Fail that physics class? Can't get your head around Spanish II? Need a passing grade in that last math class to graduate high school?
Nashville Academy can help.
For $360, a student can buy four workbooks and work on them independently. In exchange, Metro Nashville Public Schools will add a full credit to their transcript. Half credits? $180 a pop.
Not many know about the niche private-school business. But teachers who do know tell the Scene they're insulted that filling out workbooks without supervision carries students the same academic weight as a year in their classes.
It's a practice the MNPS Central Office is aware of but distances itself from. The district offers the tepid endorsement that it accepts these credits just as it would from any other school. Those credits, however, help carry students across the stage toward their diploma. That lends a needed hand to high school graduation rates that last year hovered just above 76 percent district wide.
"It's so great that Metro feels we're credible enough to work with us," says Nancy Warrion, a longtime director and teacher at Nashville Academy who says she has "great" relationships with MNPS school counselors and the district.
The 70-year-old Warrion, known in the district by her former name, Nancy Toy, launched the religiously affiliated Nashville Academy nearly 30 years ago. Back then, it was a day school plus summer school.
But by 2012, enrollment had dwindled, she says.

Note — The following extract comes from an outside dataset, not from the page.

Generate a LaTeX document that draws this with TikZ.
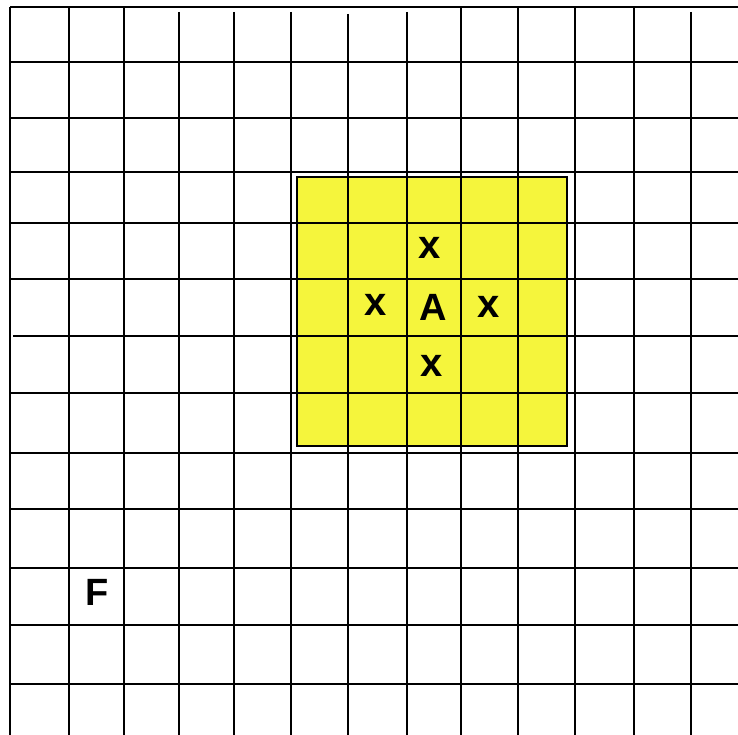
\documentclass[tikz,border=0pt]{standalone}
\usepackage{fontspec}
\setmainfont{Liberation Sans}
\definecolor{boxyellow}{RGB}{245,245,60}
\begin{document}
\begin{tikzpicture}[x=1pt,y=-1pt,
  gridline/.style={line width=1.4pt,black},
  lbl/.style={font=\fontsize{38}{38}\selectfont\bfseries,inner sep=0pt,anchor=center},
  xlbl/.style={font=\fontsize{40}{40}\selectfont\bfseries,inner sep=0pt,anchor=center}]
\useasboundingbox (0,0) rectangle (738,735);
% top and left border
\draw[gridline] (10,7) -- (738,7);
\draw[gridline] (10,7) -- (10,735);
% vertical lines (x, top y)
\foreach \vx/\vy in {69/7,124/7,179/12,234/12,291/12,348/14,407/12,461/7,518/7,575/7,634/7,691/12}
  \draw[gridline] (\vx,\vy) -- (\vx,735);
% horizontal lines
\foreach \hy/\hx in {62/10,118/10,172/10,223/10,279/10,336/13,393/10,453/10,509/10,568/10,625/10,684/10}
  \draw[gridline] (\hx,\hy) -- (738,\hy);
% yellow region
\fill[boxyellow] (297,177) rectangle (567,446);
\foreach \vx in {348,407,461,518}
  \draw[gridline] (\vx,177) -- (\vx,446);
\foreach \hy in {223,279,336,393}
  \draw[gridline] (297,\hy) -- (567,\hy);
\draw[line width=1.2pt,black] (297,177) rectangle (567,446);
% labels
\node[xlbl] (xt) at (430,248) {x};
\node[xlbl] (xl) at (376,305) {x};
\node[lbl]  (a)  at (433,307) {A};
\node[xlbl] (xr) at (489,307) {x};
\node[xlbl] (xb) at (432,366) {x};
\node[lbl]  (f)  at (97,592) {F};
\end{tikzpicture}
\end{document}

More students were experimenting with online classes at other programs, so the academy switched to independent study. The shift meant assigning students roughly 75-page workbooks to work on alone, plus optional two-hour windows to meet with a teacher Monday afternoons at a church or community center.
With their school counselor's permission, students can take any of the state's mandated courses, although math is the most popular. Others run the gamut from English to Spanish, science to health.
"It would be easy over the summer, so I can take the stuff that I really want to learn about over the school year," says Katherine Trubee, a freckle-faced incoming senior at Hume Fogg Academic Magnet, about paying for half of a PE credit to make way for an AP government course. Other students take the classes to make up for ones they failed for one reason or another.
The school relies on the honor system. Nothing stops students from using search engines to find answers online or copying from someone else's workbook, assuming they know anyone taking the same course. In Trubee's case, she must log the time she spends swimming, playing tennis or other physical activities, then return the sheet with a parent's signature.
The workbooks appear to scratch the surface of the state's ever-changing educational standards. Warrion knows the workbooks are not aligned with Common Core state standards, a set of new educational benchmarks the state is using to move away from rote memorization toward critical thinking.
Nashville Academy is a private school that can set its own standards and is accredited by a Christian organization called the Tennessee Association of Non-Public Academic Schools. But setting its own standards doesn't mean the school gives away credits to students, Warrion says.
"They will say to me, 'Can I buy a credit?' Oh, absolutely not. That really hurts me when I hear that, because that's not true. I don't know how something like that gets around," says Warrion. "I guess it's a misunderstanding, because I've seen people turn in books less than what they should be."
Warrion originally told the reporter that she and the two other retired teachers who grade papers for the school use the Metro Nashville grading scale. But later she said that she and a teacher together decide what grade the student should receive. There is no state-given end-of-course exam.
Not a single class can be taken at the academy without the OK from a school counselor. Her students come from all over Nashville — Glencliff, Overton, Hume Fogg and Hillsboro high schools, just to name a few, Warrion says.
When the school opened its spring registration in April — just in time to recover credits before graduation — some 50 kids signed up, says Warrion. Summer registration is still in the works, then the school will hibernate until next spring.
MNPS has its own way to recover missing credits, like allowing students to read and take tests on computers while supervised by a teacher in a lab. Even there, though, educators familiar with the program say students can slyly search for answers on the Internet. The district also offers Virtual School for students to take full courses facilitated by a teacher online.
District officials say they'd rather students take a MNPS-run recovery course. But when asked why the district would accept credits that fall short of their own standards, officials gave two answers: They take all credits, and they leave that decision up to principals.
If a student transfers here from Wyoming or El Salvador, the district doesn't know what's going on in that school system, but it accepts those credits, says district spokesman Joe Bass.
"It's the same for Nashville Academy. Just transfer credits," he said. "I will add, the credits we take from Nashville Academy are way down, and it is a principal-level decision."
Bass could not provide a total number of students who were awarded credits from the academy or other credit recovery programs before the Scene's deadline. Asked to address criticism that accepting weaker credits leads to an inflated graduation rate, Bass says, "We make every effort for students to recover credit from our own system."
Nashville Academy teachers say they've taught "not hundreds but thousands" of students over the years, and point to numerous letters of praise from former pupils. They've had a positive impact, says math, science and French teacher and grader Steve Brown.
"Hundreds of kids wouldn't have graduated if not for this over the years," he said.